McDonald’s growth short of projections
Analysts see signs recession may be coming in U.S. fast-food industry
McDonald’s Corp., the world’s biggest restaurant chain, reported same-store sales growth that missed analysts’ estimates, stoking concerns the U.S. fast-food industry is heading into a recession.
Same-store sales grew 3.1 per cent globally, the Oak Brook, Ill.based company said in a statement Tuesday.
Analysts projected a 3.6 per cent increase on average, according to Consensus Metrix.
Analysts such as Stifel Financial Corp.’s Paul Westra have raised concerns the restaurant sector is hitting a downturn, a harbinger for a broader economic slump in the U.S. next year.
Fast-food rivals such as Wendy’s Co. also are piling on discounts and promotions, putting pressure on McDonald’s to keep prices low. That’s undercut the benefit of adding all-day breakfast in the U.S. last year.
“The overall industry got weaker, and clearly McDonald’s felt some of that,” said Peter Saleh, an analyst in New York.
“It was not a great quarter, especially on the U.S. side.”
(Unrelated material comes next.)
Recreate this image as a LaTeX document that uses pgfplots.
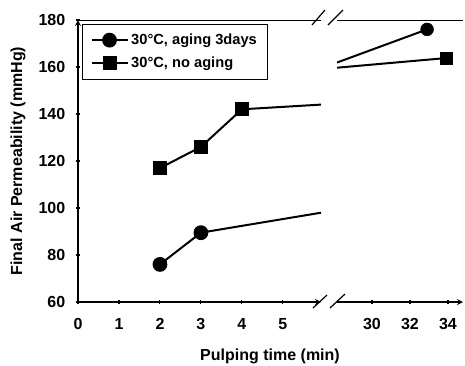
\documentclass[border=0pt]{standalone}
\usepackage{fontspec}
\setmainfont{Liberation Sans}
\usepackage{pgfplots}
\pgfplotsset{compat=1.18}
\begin{document}
\begin{tikzpicture}
\useasboundingbox (-58.5pt,-47.25pt) rectangle (290.25pt,226.5pt);
\pgfplotsset{every axis/.append style={
  scale only axis, height=211.5pt, ymin=60, ymax=180,
  tick align=outside, major tick length=3pt,
  tick style={black, line width=0.8pt},
  axis line style={black, line width=1pt, -},
  tick label style={font=\fontsize{12}{14}\selectfont\bfseries},
  xticklabel style={yshift=-7pt},
  yticklabel style={xshift=-4.5pt},
  /pgf/number format/assume math mode=true,
}}
\begin{axis}[
  at={(0,0)}, anchor=south west, width=182.25pt,
  xmin=0, xmax=5.93,
  axis x line=bottom, axis y line=left,
  xtick={0,1,2,3,4,5}, ytick={60,80,100,120,140,160,180},
  ylabel={Final Air Permeability (mmHg)},
  ylabel style={at={(axis description cs:-0.247,0.5)}, anchor=center, font=\fontsize{12}{14}\selectfont\bfseries},
  legend style={at={(axis description cs:0.0165,0.986)}, anchor=north west,
    draw=black, line width=0.8pt, font=\fontsize{11}{13}\selectfont\bfseries,
    inner xsep=6pt, inner ysep=5pt, row sep=4pt},
  legend cell align=left,
  legend image code/.code={\draw[mark repeat=2,mark phase=2] plot coordinates {(0pt,0pt)(13.5pt,0pt)(27pt,0pt)};},
]
\draw[black, line width=1pt] (rel axis cs:0,1) -- (rel axis cs:1,1);
\addplot[black, line width=1.5pt, mark=*, mark size=4.8pt] coordinates {(2,76) (3,89.5)};
\addlegendentry{30\textdegree C, aging 3days}
\addplot[black, line width=1.5pt, mark=square*, mark size=4.5pt] coordinates {(2,117) (3,126) (4,142)};
\addlegendentry{30\textdegree C, no aging}
\addplot[black, line width=1.5pt, no marks, forget plot] coordinates {(3,89.5) (5.93,98)};
\addplot[black, line width=1.5pt, no marks, forget plot] coordinates {(4,142) (5.93,144)};
\end{axis}
\begin{axis}[
  at={(194.25pt,0)}, anchor=south west, width=94.5pt,
  xmin=28.16, xmax=34.79,
  axis x line=bottom, axis y line=none,
  xtick={30,32,34},
]
\draw[black, line width=1pt] (rel axis cs:0,1) -- (rel axis cs:1,1);
\draw[gray!60, line width=0.6pt, densely dotted] (rel axis cs:1,0) -- (rel axis cs:1,1);
\addplot[black, line width=1.5pt, no marks] coordinates {(28.16,161.9) (32.9,176)};
\addplot[black, only marks, mark=*, mark size=4.8pt] coordinates {(32.9,176)};
\addplot[black, line width=1.5pt, no marks] coordinates {(28.16,159.7) (33.9,163.8)};
\addplot[black, only marks, mark=square*, mark size=4.5pt] coordinates {(33.9,163.8)};
\end{axis}
\draw[black, line width=0.9pt] (175.5pt,207.75pt) -- (185.25pt,219pt);
\draw[black, line width=0.9pt] (187.5pt,207.75pt) -- (198.75pt,219pt);
\draw[black, line width=0.9pt] (176.25pt,-4.5pt) -- (186.75pt,5.25pt);
\draw[black, line width=0.9pt] (189pt,-4.5pt) -- (200.25pt,6pt);
\node[font=\fontsize{12}{14}\selectfont\bfseries] at (144pt,-40.5pt) {Pulping time (min)};
\end{tikzpicture}
\end{document}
The shares fell 4.47 per cent to close at US$121.71 in New York.
McDonald’s had gained 7.8 per cent this year through Monday’s close, outpacing the 6.1 per cent increase of the Standard & Poor’s 500 Index.
Stifel’s Westra and Jefferies Group analyst Alexander Slagle both downgraded other restaurant stocks, renewing broader fears about the sector.
Red Robin Gourmet Burgers Inc. tumbled as much a 7.8 per cent to US$46.84 after Slagle lowered his recommendation on the chain to hold. Stifel cut its ratings on 11 restaurant stocks, saying it had turned bearish on the U.S. industry.
Texas Roadhouse Inc. fell 6.5 per cent, its worst tumble in almost a year, while Noodles & Co. plunged 20 per cent.
Restaurants’ downturns often serve as a precursor to a U.S. recession, Westra said in a note.
“If history is a guide, we warn investors that restaurant industry sales tend to be the ‘canary that lays the recessionary egg,’ ” he said.
For McDonald’s, the slowdown hampers efforts by chief executive officer Steve Easterbrook to turn around the company.
McDonald’s same-store sales gains slowed to 1.8 per cent last quarter domestically, compared with 5.4 per cent in the prior quarter. Analysts estimated a 3.2 per cent increase.
Earnings fell one cent to US$1.25 a share in the period. But when excluding 20 cents US in one-time expenses, the figure topped the average analyst projection of US$1.39.
McDonald’s also is facing additional costs as part of its comeback plan.
The company is selling companyowned restaurants and moving its headquarters from the suburbs to downtown Chicago.
Revenue decreased 3.6 per cent to US$6.27 billion in the quarter, matching analysts’ estimates.
The move to sell more of its company-owned restaurants to franchisees is lowering total sales volume.
The chain said earlier this month that it’s planning to expand all-day breakfast options, adding McGriddles and more sandwiches to the menu.
The move is meant to fuel sales as McDonald’s approaches the oneyear anniversary of the introduction in October.
The breakfast push has helped McDonald’s cope with “softening industry growth during the quarter,” the company said on Tuesday.
Other fast-food chains have been selling more breakfast options, as well as adding specials.
Wendy’s has said its US$4 meal promotion has been bringing in more customers, while Burger King recently advertised US$1 hotdogs.
McDonald’s, which has about 14,200 U.S. locations, has been promoting McPick deals with offerings such as a two sandwiches for US$5.